The first winter storm moved across a good chunk of the Central and Mississippi Flyways late last week and finally sent a good waterfowl migration to the south. Cold air filtering in behind the snow only helped to push many ducks and geese further south toward their wintering grounds and hunting success responded nicely as the system dropped up to 18 inches of snow. Temperatures look to rebound during the first half of this week, but a couple new systems look to move across the country as we enter next weekend.

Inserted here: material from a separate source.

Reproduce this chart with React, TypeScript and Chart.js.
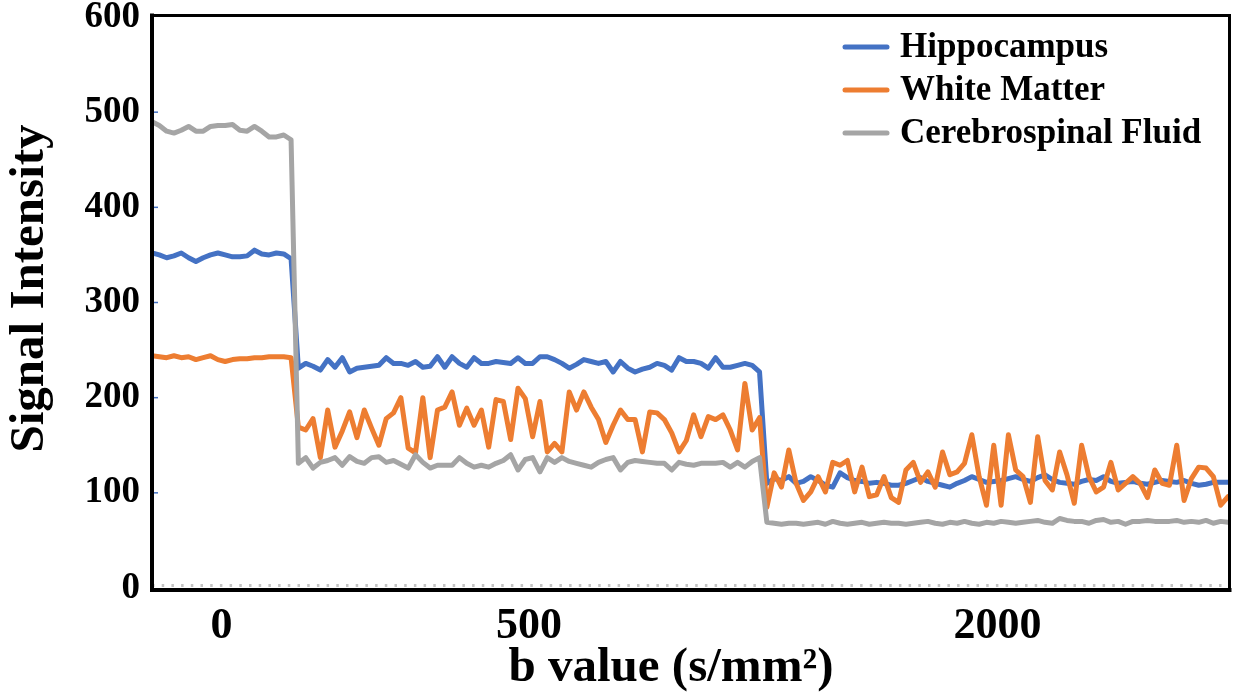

Snow fell across South Dakota, Nebraska, Iowa, Southern Wisconsin, and Northern Illinois this past Wednesday through Saturday. While there was no snow across most of Canada and North Dakota, many ducks and geese were forced to head south thanks to single digit lows and sub freezing high temperatures in these areas. Many bodies of water are now frozen solid with only small portions of large lakes and rivers remaining open. This was the first large push of birds in North Dakota this season. Hunting success had been sporadic up until the point, but now, peak numbers are located in many areas. In South Dakota, not only did temperatures plummet, but snow covered up many food sources for waterfowl. The same goes for Iowa, Southern Wisconsin, and Northern Illinois. Waterfowl in these areas were forced to head south as roost sources locked up and food was blanketed with as much as 18 inches of snow. Locations across Nebraska and Missouri saw a good push of waterfowl on Thursday and Friday. There were reports of just as many geese heading south as there were ducks. As the front finally moved through the Midwest on Saturday, flights of migrating waterfowl were reported across Illinois and hunting success was high for those that braved the wind and rain. The large storm system prevented many states from doing their weekly waterfowl surveys, but had they been able to do it, they would have noted increasing numbers of birds and for areas north of I70, mallard numbers are on the incline while many other species numbers will be headed down as the temperatures drop.
With that system now gone, we’re left with a good number of birds blocked in North Dakota thanks to the extensive snow pack that sits south of them. What’s left of the open water continues to freeze so finding birds might be a challenge, but any open water a hunter can find, will likely have birds on it. Look for large lakes and rivers when it gets this cold and you’ll likely have success in locating waterfowl. In these conditions, find fields they are feeding in and don’t push them off of what little available open water they have. With rebounding temperatures across much of Nebraska, Kansas, Missouri, and Illinois, birds should remain in place through the weekend. The next system is set to start on Thanksgiving Day and continue into the weekend. There doesn’t appear to be a large push of cold air behind this front, but a chance of snow still exists on the backside of the system. Two or more inches of rain looks likely in parts of Oklahoma, Kansas, Missouri, and Illinois. This will likely flood new areas and scatter birds out as new resources become available. We’ll also be dealing with a full moon this week. Combined with the warming temperatures, hunting success could drop compared to last week, but you never know what will happen unless you’re out there. Good luck this week!